= Harry Post Godwin =

American newspaper editor

Harry Post Godwin (February 10, 1857 – March 30, 1900) was an American newspaper editor. He was born in Binghamton, New York. At a young age he moved to Washington, D.C., where he was educated. At age 17, he began working at the National Republican, where he quickly became chief editor. He worked there for seven years until 1881, when he became city editor at The Washington Star, where he worked for nearly 20 years.

To test William Price, Godwin sent him to the White House to find a story, and he came back with a good headline which started a new form of journalism directed at uncovering the White House.

After resigning from The Washington Star in 1897, Godwin went to New York to take a high-ranking position in the Columbia Phonograph Company.

== Personal life ==
Godwin is the son of a Union Army soldier who disappeared in the Civil War, and grandson of Abraham Godwin Jr.
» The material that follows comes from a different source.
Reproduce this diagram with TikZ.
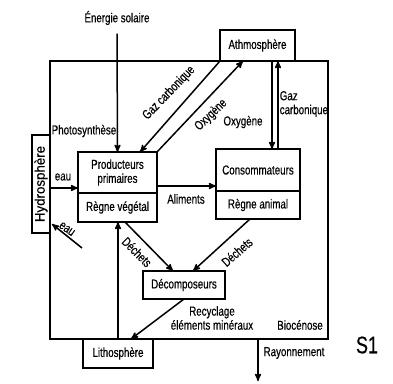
\documentclass[tikz,border=0pt]{standalone}
\usepackage{fontspec}
\setmainfont{Liberation Sans}[FakeStretch=0.75,FakeBold=0.4]
\newfontfamily\hydrofont{Liberation Sans}[FakeStretch=0.95,FakeBold=0.4]
\usepackage{tikz}
\usetikzlibrary{positioning}
\usetikzlibrary{calc}
\usetikzlibrary{arrows}
\tikzset{
bx/.style={
  rectangle,solid,
  inner sep=0pt,
  outer sep=0pt,
  line width=1.1pt,
  align=center,
  draw=black,
  fill=white
  },
lb/.style={
  inner sep=0pt,
  align=center
  }
}

\begin{document}
\begin{tikzpicture}[x=1pt,y=-1pt,->,>=stealth',line width=1.5pt,font=\fontsize{13}{14}\selectfont]
            \useasboundingbox (0,0) rectangle (393,383);
            \node[bx,line width=1.7pt,fill=none,minimum width=278,minimum height=278] (bio) at (189,200) {};
            % boxes
            \node[bx,minimum width=75,minimum height=31] (atm) at (257.5,45.5) {Athmosphère};
            \node[bx,minimum width=79,minimum height=41] (prod) at (117.5,172.5) {Producteurs\\primaires};
            \node[bx,minimum width=79,minimum height=29] (prodl) [below=0pt of prod] {Règne végétal};
            \node[bx,minimum width=84,minimum height=42] (cons) at (258,170) {Consommateurs};
            \node[bx,minimum width=84,minimum height=28] (consl) [below=0pt of cons] {Règne animal};
            \node[bx,minimum width=82,minimum height=28] (decomp) at (184,285) {Décomposeurs};
            \node[bx,minimum width=70,minimum height=29] (litho) at (118,353.5) {Lithosphère};
            \node[bx,rotate=90,minimum width=98,minimum height=18,font=\hydrofont\fontsize{14}{14}\selectfont] (hydro) at (41,184) {Hydrosphère};
            % labels
            \node[lb] (esol) at (117,18) {Énergie solaire};
            \node[lb] (photo) at (84,131) {Photosynthèse};
            \node[lb,rotate=46] (gcd) at (169,93) {Gaz carbonique};
            \node[lb,rotate=44] (oxd) at (211,115) {Oxygène};
            \node[lb] (oxv) at (243,122) {Oxygène};
            \node[lb,align=left,anchor=west] (gcv) at (279,104) {Gaz\\carbonique};
            \node[lb] (eau1) at (63,177) {eau};
            \node[lb,rotate=-35] (eau2) at (67,229) {eau};
            \node[lb] (alim) at (186,199) {Aliments};
            \node[lb,rotate=-45] (dech1) at (137,252) {Déchets};
            \node[lb,rotate=41] (dech2) at (237,252) {Déchets};
            \node[lb] (recy) at (212,318) {Recyclage\\éléments minéraux};
            \node[lb] (bioc) at (300,325) {Biocénose};
            \node[lb] (rayo) at (294,353) {Rayonnement};
            \node[lb,font=\fontsize{24}{24}\selectfont] (s1) at (367,345) {S1};
            % flows
            \coordinate (es) at ($(esol.south)+(0,8)$);
            \coordinate (al) at ($(prodl.north east)+(0,-7)$);
            \coordinate (e1) at ($(prodl.north west)+(0,-5)$);
            \coordinate (e2) at ($(prodl.south west)+(4,26)$);
            \coordinate (ray) at (258,381);
            \draw (es) -- (prod.north);
            \draw (atm.south west) -- ($(prod.north)+(22.5,0)$);
            \draw (prod.north east) -- ($(atm.south)+(-14.5,0)$);
            \draw ($(cons.north |- bio.north)+(14,0)$) -- ($(cons.north)+(14,0)$);
            \draw ($(cons.north)+(20,0)$) -- ($(cons.north |- bio.north)+(20,0)$);
            \draw (al) -- (al -| cons.west);
            \draw (e1 -| bio.west) -- (e1);
            \draw (e2) -- ($(bio.west)+(2,24)$);
            \draw ($(prodl.south)+(7.5,0)$) -- ($(decomp.north)+(-11,0)$);
            \draw ($(consl.south)+(-8,0)$) -- ($(decomp.north)+(9,0)$);
            \draw (decomp.south) -- ($(litho.north)+(13,0)$);
            \draw (litho.north) -- (litho.north |- prodl.south);
            \draw (ray |- bio.south) -- (ray);
        \end{tikzpicture}
\end{document}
He married Annie Falconer Stoppard on April 9, 1880. He had four sons: Earl Godwin (radio and newspaperman), Harold Parke Godwin Sr. (writer, actor), Frank Godwin (Illustrator, cartoonist), and Stuart Godwin (newspaperman). He had many grandchildren, including writer and author, Harold Parke Godwin, Jr.

== Death ==
In the summer of 1898, Godwin fell onto the gunwale of a boat, severely injuring his lungs. He spent his last months in the hospital struggling to recover. He seemed to have died peacefully, as he was doing well and had just eaten breakfast and heard the day's news when the nurse left.

He died in Bridgeport, Connecticut, and his remains were brought to Washington, D.C. His funeral was held at the St. Mark's Episcopal Church, and he was buried at Rock Creek Cemetery.